Albert Einstein neyi buldu?

Medeniyet tarihi boyunca sayısız isim bilimsel araştırmaları ile insanlığın gelişimine katkı sağlamış olsa da, bu isimler arasından en meşhurlarından biri ve belki de en meşhuru Albert Einstein’dır. Çoğu zaman Einstein’ın yalnızca “E=mC²” şeklinde basit bir formül bulan sıradan bir fizikçi olduğu düşünülse de, aslında günümüz hayatının ayrılmaz parçalarından biri olan pek çok teknoloji bu bilim insanının açtığı kapı sayesinde geliştirilmiştir. Enerji olarak nitelendirilen varlığın kuantalardan oluştuğu önererek günümüz biliminin hala üzerinde araştırmalar yaptığı ve bilimadamları için dahi kocaman bir soru işareti olmayı sürdüren “Kuantum fiziği” de yine Albert Einstein’ın çalışmaları sayesinde derinlik kazanmıştır. 9 Haziran 1905 tarihinde dönemin en ünlü bilim dergilerinden biri olan “Annalen der Physik” de yayımlanan fotoelektrik etki ile ilgili makalesi, Kuantum fiziğinin de önünün açılmasını sağlamıştır.
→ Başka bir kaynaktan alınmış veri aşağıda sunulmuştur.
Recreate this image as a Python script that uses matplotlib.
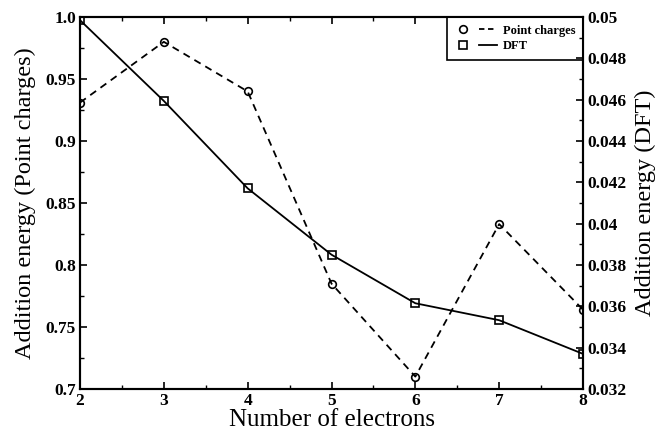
import numpy as np
import matplotlib
matplotlib.use('Agg')
import matplotlib.pyplot as plt
from matplotlib.lines import Line2D
from matplotlib.legend_handler import HandlerTuple
from matplotlib.ticker import MultipleLocator

plt.rcParams['font.family'] = ['Liberation Serif', 'DejaVu Serif']

electrons = [2, 3, 4, 5, 6, 7, 8]
point_charges = [0.931, 0.980, 0.940, 0.785, 0.710, 0.833, 0.764]
dft = [0.04985, 0.04594, 0.04171, 0.0385, 0.03615, 0.03533, 0.0337]

fig = plt.figure(figsize=(6.65, 4.37), dpi=100)
ax = fig.add_axes([0.1203, 0.1098, 0.7564, 0.8512])
ax2 = ax.twinx()

ax.plot(electrons, point_charges, 'k--', linewidth=1.3, marker='o',
        markersize=5.5, markerfacecolor='none', markeredgewidth=1.2, dashes=(4, 3))
ax2.plot(electrons, dft, 'k-', linewidth=1.3, marker='s',
         markersize=5.5, markerfacecolor='none', markeredgewidth=1.2)

ax.set_xlim(2, 8)
ax.set_ylim(0.7, 1.0)
ax2.set_ylim(0.032, 0.05)

ax.xaxis.set_major_locator(MultipleLocator(1))
ax.xaxis.set_minor_locator(MultipleLocator(0.5))
ax.yaxis.set_minor_locator(MultipleLocator(0.025))
ax2.yaxis.set_minor_locator(MultipleLocator(0.001))

ax.set_yticks([0.7, 0.75, 0.8, 0.85, 0.9, 0.95, 1.0])
ax.set_yticklabels(['0.7', '0.75', '0.8', '0.85', '0.9', '0.95', '1.0'])
ax2.set_yticks([0.032, 0.034, 0.036, 0.038, 0.04, 0.042, 0.044, 0.046, 0.048, 0.05])
ax2.set_yticklabels(['0.032', '0.034', '0.036', '0.038', '0.04', '0.042',
                     '0.044', '0.046', '0.048', '0.05'])

ax.tick_params(axis='x', which='both', direction='in', top=True)
ax.tick_params(axis='y', which='both', direction='in', left=True, right=False)
ax2.tick_params(axis='y', which='both', direction='in')
for a in (ax, ax2):
    a.tick_params(which='major', length=5, width=1.2, labelsize=12.5, pad=3)
    a.tick_params(which='minor', length=3, width=1)
    for lab in a.get_xticklabels() + a.get_yticklabels():
        lab.set_fontweight('bold')
    for s in a.spines.values():
        s.set_linewidth(1.5)

ax.set_xlabel('Number of electrons', fontsize=18, labelpad=0)
ax.set_ylabel('Addition energy (Point charges)', fontsize=17.5, labelpad=7)
ax2.set_ylabel('Addition energy (DFT)', fontsize=17.5, labelpad=6)

h1 = (Line2D([], [], color='k', marker='o', linestyle='none', markersize=5.5,
             markerfacecolor='none', markeredgewidth=1.2),
      Line2D([], [], color='k', linestyle='--', linewidth=1.3, dashes=(3, 2)))
h2 = (Line2D([], [], color='k', marker='s', linestyle='none', markersize=5.5,
             markerfacecolor='none', markeredgewidth=1.2),
      Line2D([], [], color='k', linestyle='-', linewidth=1.3))
leg = ax.legend([h1, h2], ['Point charges', 'DFT'],
                handler_map={tuple: HandlerTuple(ndivide=None, pad=0.6)},
                loc='upper right', borderaxespad=0, fancybox=False,
                edgecolor='black', framealpha=1, handlelength=3.4,
                prop={'size': 9, 'weight': 'bold'}, borderpad=0.6,
                labelspacing=0.3, handletextpad=0.5)
leg.get_frame().set_linewidth(1.2)
leg.set_zorder(5)

fig.savefig('out.png', dpi=100)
Aynı yılında temmuz ayında yayımlanan Brown Hareketi üzerine makalesi ile atomların varlığına dair elle tutulur kanıtlar sunan Einsten, “istatistik fizik” olarak nitelendirilen bir alanın da öncü isimlerinden biri olmayı başardı. Kendisini dünya çapında meşhur eden çalışması “Özel Görelilik Kuramı” ise, Albert Einstein’ın mekanik yasaları ile ünlü Maxwell elektromanyetik denklemlerinin buluşmasını sağlamıştır. Günümüzde ne işe yaradığını bilmese de “E=mc²” şeklinde en azından formülü bilinen bu denklemdeki C, Albert Einstein tarafından ışık hızı olduğu için “bir sabit olarak” önerilmiştir. Einstein Özel Görelilik çalışmasında ışık hızının evren çapında değişmeyen bir sabit olduğunu ileri sürerek, esirin varlığını tamamen yok saymıştır. Edward Morley gibi önceki dönem fizikçileri ışık saçan esirin varlığını kanıtlamak için büyük bir çaba harcamış olmasına rağmen Einstein çalışması ile esirin varlığını reddetmiştir.
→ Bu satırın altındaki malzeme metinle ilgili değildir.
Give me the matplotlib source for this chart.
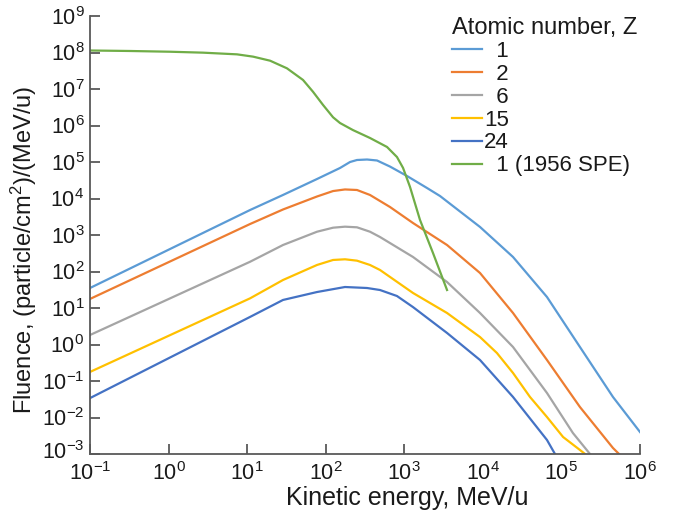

Kütle ile enerji arasındaki ilişki üzerine yayımladığı makale ile ışığın da bükülebileceğini ileri süren Einstein, bunun kanıtlanması için topu astronomlara atmıştır. Önce Rusya’dan görüntülenecek bir Güneş tutulmasıyla Einstein’ın tezini kanıtlanmak istendiyse de, 1. Dünya Savaşı sebebiyle bu çalışmalar yarım kalmış ve Einstein büyük bir merakla birkaç yıl daha sabretmek zorun kalmıştır. Işığın gravitasyon ile bükülebildiğinin ispat edilmesi kendisinin dünya çapında daha da ünlenmesine neden oldu ve kütle-enerji eşitliği formülünün daha da geniş bir kitle tarafından araştırılmasını sağladı. Albert Einstein’ın bilim tarihi açısından attığı devam adımsa, kendisinden önceki Newton fiziğini deyim yerindeyse yerle bir ederek tüm insanlığın önüne yepyeni bir fizik anlayışı sunmasıdır.

20. yüzyılın başlarında birçok bilim adamı Newton fiziği ile fizikteki birçok soruya cevap bulunduğunu “zannederken”, Newton mekaniği Albert Einstein’ın önce Özel Görelilik daha sonraysa büyük uğraşlar sonucunda formülünü tamamladığı Genel Görelilik Kuramı ile yerini yeni bir uzay anlayışına bırakmıştır. Matematik hesaplamalar ile vardığı sonuçların adım adım bilimsel deneyler ile ispat edilmesi insanların evreni anlama yolcuğunda Albert Einstein’ın ne kadar büyük bir çalışmaya imza attığının daha da iyi anlaşılmasını sağlamıştır ki, bugün sahip olduğu şöhret ve saygı da devrim niteliğindeki bu çalışmalarından kaynaklanmaktadır. Ömrünün son dönemlerinde “her şeyin formülü” yani tüm kuramlarını birleştirecek birleşik alan kuramıyla geçirse de, bu çabaları sonuçsuz kalmış ve kendisi 18 Nisan 1955 yılında hayata gözlerimi yummuştur.